The question has to be asked: Do we have to use every single acre of land simply because it’s there for the taking? The Senate has already answered by even having such a discussion.

Nowhere in the arguments being made by proponents of this idea is there any suggestion that maybe we’re in this mess because we just haven’t paid any attention to what happened in this country in 1977 when America first heard the letters O-P-E-C put together.

Automakers have made great strides in producing high-quality cars despite griping about how it can’t be done. Their record proves it can be done. With some assistance from the senators who wasted time in this ridiculous debate, domestic automakers could be well on the way toward producing a car using less petroleum — foreign or domestic.

A month ago, these same folks arguing for oil drilling had the chance to set mileage requirements on SUVs and light pickup trucks to ensure less use of oil, be it domestic or foreign. They chose to give the Department of Transportation two years to decide what the minimum miles per gallon should be.
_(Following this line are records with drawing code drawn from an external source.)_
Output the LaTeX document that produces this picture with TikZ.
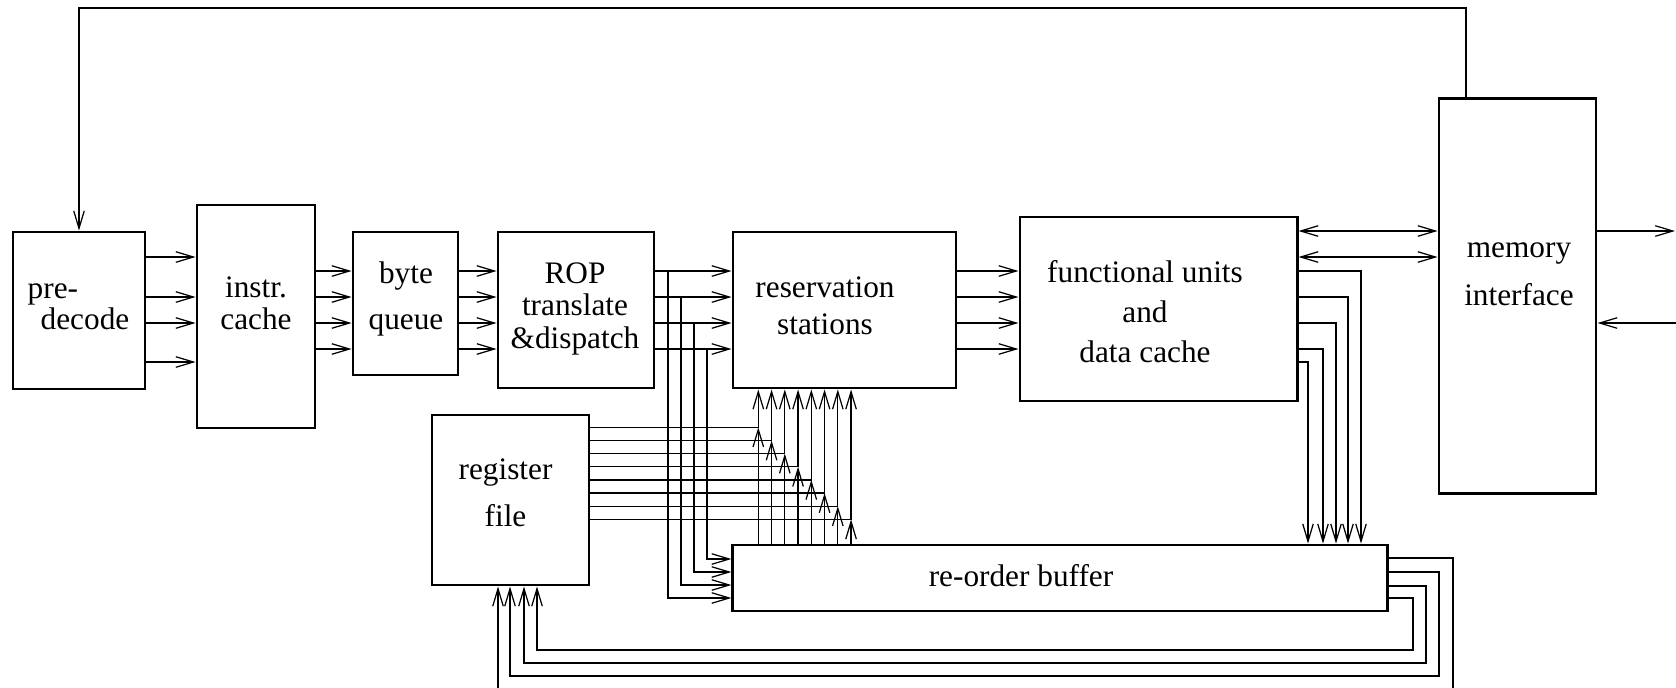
\documentclass[tikz,border=0pt]{standalone}
\usepackage{fontspec}
\setmainfont{Liberation Serif}
\usetikzlibrary{arrows.meta, calc}
\newcommand{\txtsize}[1]{\fontsize{8.9pt}{#1}\selectfont}
\tikzstyle{blk} = [rectangle, draw=black, line width=0.8pt, inner sep=0pt]
\tikzstyle{lbl} = [inner sep=0pt, align=center]
\tikzstyle{arrow} = [line width=0.35pt, -{Straight Barb[length=5pt,width=3pt]}]
\tikzstyle{bidiarrow} = [line width=0.35pt, {Straight Barb[length=5pt,width=3pt]}-{Straight Barb[length=5pt,width=3pt]}]

\begin{document}
\begin{tikzpicture}[x=0.01cm, y=-0.01cm]
\useasboundingbox (0,0) rectangle (1676,687);

% Pipeline blocks
\node (pre) [blk, minimum width=1.32cm, minimum height=1.57cm] at (79,310.5) {};
\node (icache) [blk, minimum width=1.18cm, minimum height=2.23cm] at (256,316.5) {};
\node (bq) [blk, minimum width=1.05cm, minimum height=1.43cm] at (405.5,303.5) {};
\node (rop) [blk, minimum width=1.56cm, minimum height=1.56cm] at (576,310) {};
\node (rs) [blk, minimum width=2.23cm, minimum height=1.56cm] at (844.5,310) {};
\node (fu) [blk, minimum width=2.77cm, minimum height=1.84cm] at (1158.5,309) {};
\node (mem) [blk, minimum width=1.57cm, minimum height=3.94cm] at (1517.5,296) {};
\node (rf) [blk, minimum width=1.57cm, minimum height=1.70cm] at (510.5,500) {};
\node (rob) [blk, minimum width=6.54cm, minimum height=0.66cm] at (1060,578) {};

% Block texts
\node (pretext) [lbl, align=left, font=\txtsize{8.8pt}] at (78.5,306.5) {pre-\\\hspace*{0.13cm}decode};
\node (icachetext) [lbl, font=\txtsize{9.1pt}] at (256,303.5) {instr.\\cache};
\node (bqtext) [lbl, font=\txtsize{13.1pt}] at (406,299) {byte\\queue};
\node (roptext) [lbl, font=\txtsize{9.25pt}] at (575,308.5) {ROP\\translate\\\&dispatch};
\node (rstext) [lbl, font=\txtsize{10.5pt}] at (825,306) {reservation\\stations};
\node (futext) [lbl, font=\txtsize{11.4pt}] at (1145,311.5) {functional units\\and\\data cache};
\node (memtext) [lbl, font=\txtsize{13.7pt}] at (1519,274) {memory\\interface};
\node (rftext) [lbl, font=\txtsize{13.4pt}] at (505.5,493) {register\\file};
\node (robtext) [lbl, font=\txtsize{11pt}] at (1021,575.5) {re-order buffer};

% Fetch path
\draw [arrow] (mem.north -| 1466,0) |- (pre.north |- 0,8) -- (pre.north);
\foreach \y in {257,297,323,362}
  \draw [arrow] (pre.east |- 0,\y) -- (icache.west |- 0,\y);
\foreach \y in {271,297,323,349} {
  \draw [arrow] (icache.east |- 0,\y) -- (bq.west |- 0,\y);
  \draw [arrow] (bq.east |- 0,\y) -- (rop.west |- 0,\y);
  \draw [arrow] (rop.east |- 0,\y) -- (rs.west |- 0,\y);
  \draw [arrow] (rs.east |- 0,\y) -- (fu.west |- 0,\y);
}

% Dispatch into re-order buffer
\foreach \y/\x/\z in {271/668/598, 297/681/585, 323/694/572, 349/707/559}
  \draw [arrow] (rop.east |- 0,\y) -| (\x,\z) -- (rob.west |- 0,\z);

% Memory side
\foreach \y in {231,257}
  \draw [bidiarrow] (fu.east |- 0,\y) -- (mem.west |- 0,\y);
\coordinate (memout) at (1675,231);
\coordinate (memin) at (1677,323);
\draw [arrow] (mem.east |- memout) -- (memout);
\draw [arrow] (memin) -- (mem.east |- memin);

% Results to re-order buffer
\foreach \y/\x in {271/1361, 297/1348, 323/1336, 349/1323, 362/1308}
  \draw [arrow] (fu.east |- 0,\y) -| (rob.north -| \x,0);

% Retire into register file
\foreach \y/\x/\z/\w in {558/1453/690/498, 572/1439/676/510, 586/1426/663/524, 598/1413/650/537}
  \draw [arrow] (rob.east |- 0,\y) -| (\x,\z) -| (rf.south -| \w,0);

% Operand buses to reservation stations
\foreach \i in {0,...,7} {
  \pgfmathsetmacro\x{758.3+13.25*\i}
  \pgfmathsetmacro\y{427.3+13.15*\i}
  \coordinate (j\i) at (\x,\y);
  \draw [arrow] (rf.east |- j\i) -| (rs.south -| j\i);
  \draw [arrow] (rob.north -| j\i) -- (j\i);
}

\end{tikzpicture}
\end{document}
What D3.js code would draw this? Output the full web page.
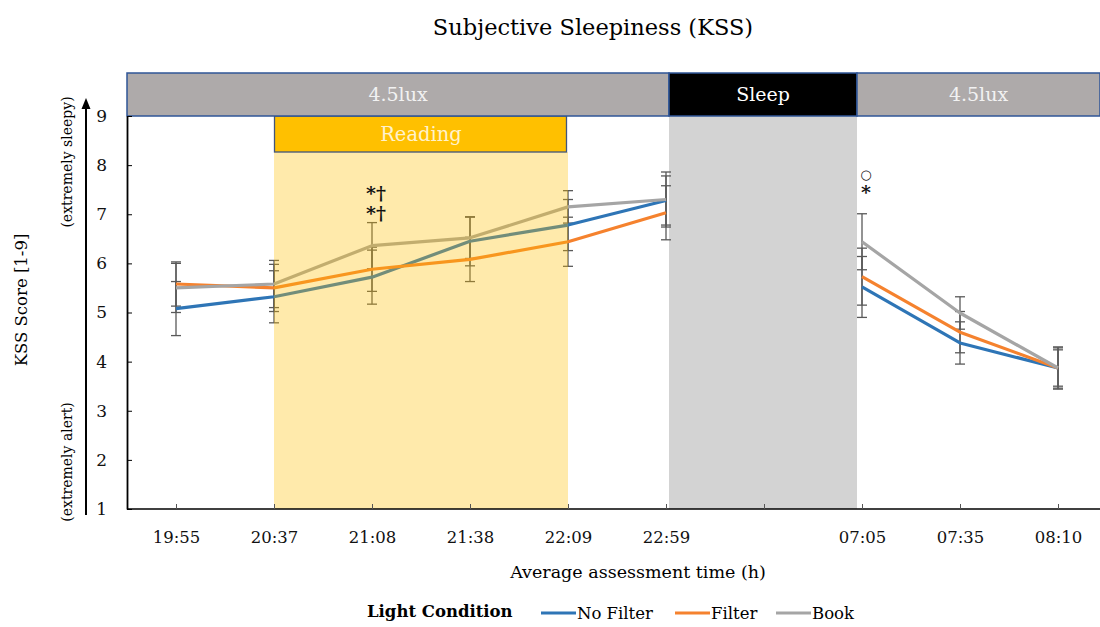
<!DOCTYPE html>
<html><head><meta charset="utf-8">
<script src="https://cdn.jsdelivr.net/npm/d3@7"></script>
<style>body{margin:0;background:#fff}svg{display:block}text{font-family:"DejaVu Serif","Liberation Serif",serif}</style>
</head><body>
<svg id="c" width="1100" height="627"></svg>
<script>
const categories = ["19:55","20:37","21:08","21:38","22:09","22:59"," ","07:05","07:35","08:10"];
const seriesNames = ["No Filter","Filter","Book"];
const seriesColors = ["#2E75B6","#F5822E","#A5A5A5"];
const noFilter = [5.08,5.32,5.72,6.45,6.78,7.28,null,5.52,4.38,3.87];
const filter   = [5.58,5.50,5.88,6.08,6.44,7.03,null,5.73,4.60,3.87];
const book     = [5.50,5.58,6.36,6.52,7.15,7.30,null,6.44,4.99,3.87];
const noFilterErr = [0.55,0.53,0.55,0.50,0.52,0.50,null,0.62,0.43,0.43];
const filterErr   = [0.45,0.48,0.45,0.45,0.50,0.55,null,0.58,0.42,0.37];
const bookErr     = [0.50,0.48,0.47,0.42,0.33,0.56,null,0.57,0.33,0.41];
const yTicks = [1,2,3,4,5,6,7,8,9];
const phases = [{label:"4.5lux",kind:"light1"},{label:"Sleep",kind:"sleep"},{label:"4.5lux",kind:"light2"}];
const readingSpan = ["20:37","22:09"];
const annotations = [{cat:"21:08",lines:["*†","*†"]},{cat:"07:05",lines:["○","*"]}];

(function(){
const svg = d3.select("#c");
const pL = 127, pR = 1107, pT = 116, pB = 509;
const x = d3.scalePoint().domain(categories).range([pL,pR]).padding(0.5);
const y = d3.scaleLinear().domain([1,9]).range([pB,pT]);
const sleepX0 = x("22:59")+3, sleepX1 = x("07:05")-5;

svg.append("text").attr("x",593).attr("y",35).attr("text-anchor","middle").style("font-size","22.5px").text("Subjective Sleepiness (KSS)");

svg.append("rect").attr("x",sleepX0).attr("y",pT).attr("width",sleepX1-sleepX0).attr("height",pB-pT).attr("fill","#D3D3D3");

const series = [noFilter,filter,book].map((v,i)=>({name:seriesNames[i],color:seriesColors[i],vals:v,err:[noFilterErr,filterErr,bookErr][i]}));
const line = d3.line().defined(d=>d.v!=null).x(d=>x(d.c)).y(d=>y(d.v));
const g = svg.append("g");
series.forEach(s=>{
  s.vals.forEach((v,i)=>{
    if(v==null) return;
    const cx = x(categories[i]), e = s.err[i];
    const eg = g.append("g").attr("stroke","#595959").attr("stroke-width",1.3);
    eg.append("line").attr("x1",cx).attr("x2",cx).attr("y1",y(v-e)).attr("y2",y(v+e));
    [v-e,v+e].forEach(t=>eg.append("line").attr("x1",cx-5).attr("x2",cx+5).attr("y1",y(t)).attr("y2",y(t)));
  });
});
series.forEach(s=>{
  g.append("path").datum(s.vals.map((v,i)=>({c:categories[i],v})))
    .attr("fill","none").attr("stroke",s.color).attr("stroke-width",3.2).attr("stroke-linejoin","round").attr("d",line);
});

const rx0 = x(readingSpan[0]), rx1 = x(readingSpan[1]);
svg.append("rect").attr("x",rx0).attr("y",152).attr("width",rx1-rx0).attr("height",pB-152).attr("fill","#FFC000").attr("opacity",0.33);
svg.append("rect").attr("x",rx0+0.5).attr("y",pT).attr("width",rx1-rx0-2).attr("height",36).attr("fill","#FFC000").attr("stroke","#41557A").attr("stroke-width",1.3);
svg.append("text").attr("x",(rx0+rx1)/2).attr("y",141).attr("text-anchor","middle").attr("fill","#FFF2CC").style("font-size","19.5px").text("Reading");

phases.forEach(p=>{
  const x0 = p.kind==="light1"? pL : (p.kind==="sleep"? sleepX0 : sleepX1);
  const x1 = p.kind==="light2"? 1100 : (p.kind==="sleep"? sleepX1 : sleepX0);
  svg.append("rect").attr("x",x0).attr("y",73).attr("width",x1-x0).attr("height",pT-73)
    .attr("fill",p.kind==="sleep"?"#000":"#AEAAAA").attr("stroke","#2F5597").attr("stroke-width",1.5);
  svg.append("text").attr("x",(x0+x1)/2).attr("y",101).attr("text-anchor","middle")
    .attr("fill",p.kind==="sleep"?"#fff":"#F2F2F2").style("font-size","19px").text(p.label);
});

const xa = svg.append("g").attr("transform",`translate(0,${pB})`)
  .call(d3.axisBottom(x).tickSize(-5).tickPadding(22).tickSizeOuter(0));
xa.select(".domain").attr("stroke","#000").attr("stroke-width",1.5).attr("d",`M${pL},0H1100`);
xa.selectAll(".tick line").attr("stroke","#555");
xa.selectAll("text").style("font-size","16.5px").style("font-family","DejaVu Serif, serif").attr("fill","#111");
const ya = svg.append("g").attr("transform",`translate(${pL},0)`)
  .call(d3.axisLeft(y).tickValues(yTicks).tickSize(-5).tickPadding(20).tickSizeOuter(0).tickFormat(d3.format("d")));
ya.select(".domain").attr("stroke","#000").attr("stroke-width",1.8);
ya.selectAll(".tick line").attr("stroke","#000");
ya.selectAll("text").style("font-size","17px").style("font-family","DejaVu Serif, serif").attr("fill","#111");

annotations.forEach(a=>{
  a.lines.forEach((t,k)=>{
    const isCircle = t==="○";
    svg.append("text").attr("x",x(a.cat)+4).attr("y",(a.cat==="21:08"?200:179)+k*20)
      .attr("text-anchor","middle").style("font-size",isCircle?"13px":"19px").style("font-weight",isCircle?"normal":"bold")
      .attr("fill","#111").text(t);
  });
});

svg.append("text").attr("transform","translate(27,300) rotate(-90)").attr("text-anchor","middle").style("font-size","16.5px").text("KSS Score [1-9]");
svg.append("text").attr("transform","translate(72,162) rotate(-90)").attr("text-anchor","middle").style("font-size","14px").text("(extremely sleepy)");
svg.append("text").attr("transform","translate(72,462) rotate(-90)").attr("text-anchor","middle").style("font-size","14px").text("(extremely alert)");
svg.append("line").attr("x1",86).attr("x2",86).attr("y1",515).attr("y2",106).attr("stroke","#000").attr("stroke-width",2);
svg.append("path").attr("d","M86,98 L81.5,109 L90.5,109 Z").attr("fill","#000");

svg.append("text").attr("x",638).attr("y",578).attr("text-anchor","middle").style("font-size","17.5px").text("Average assessment time (h)");

svg.append("text").attr("x",367).attr("y",617).style("font-size","16.5px").style("font-weight","bold").text("Light Condition");
const legX = [541,675,776];
series.forEach((s,i)=>{
  svg.append("line").attr("x1",legX[i]).attr("x2",legX[i]+35).attr("y1",613).attr("y2",613).attr("stroke",s.color).attr("stroke-width",3.2);
  svg.append("text").attr("x",legX[i]+36).attr("y",619).style("font-size","16.5px").text(s.name);
});
})();
</script>
</body></html>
That’s the same department that is part of the White House that wants to drill for oil in national parks.

The first words coming from those who see nothing wrong with this idea will be, ‘that’s the voice of a left-wing (fill-in-the-blank) party trying to get the government to tell me what kind of car I should drive.’

It isn’t. It’s the voice of common sense saying the problem is that we use too much oil. Drilling for more oil, even if it’s in Texas or Alaska or Yellowstone, isn’t going to solve the problem. Looking at the big picture will, but so far that record isn’t too good.

In another 10 years, I hope parents will be able to show their children what a national park looks like. If this can be done without the use of a gas-eating SUV, so much the better. But I’ll take the park over the SUV any day. In the meantime, the move to make meaningless the words ‘wildlife refuge’ is going to continue — until all of us say ‘Stop wasting valuable time and energy on bad ideas.’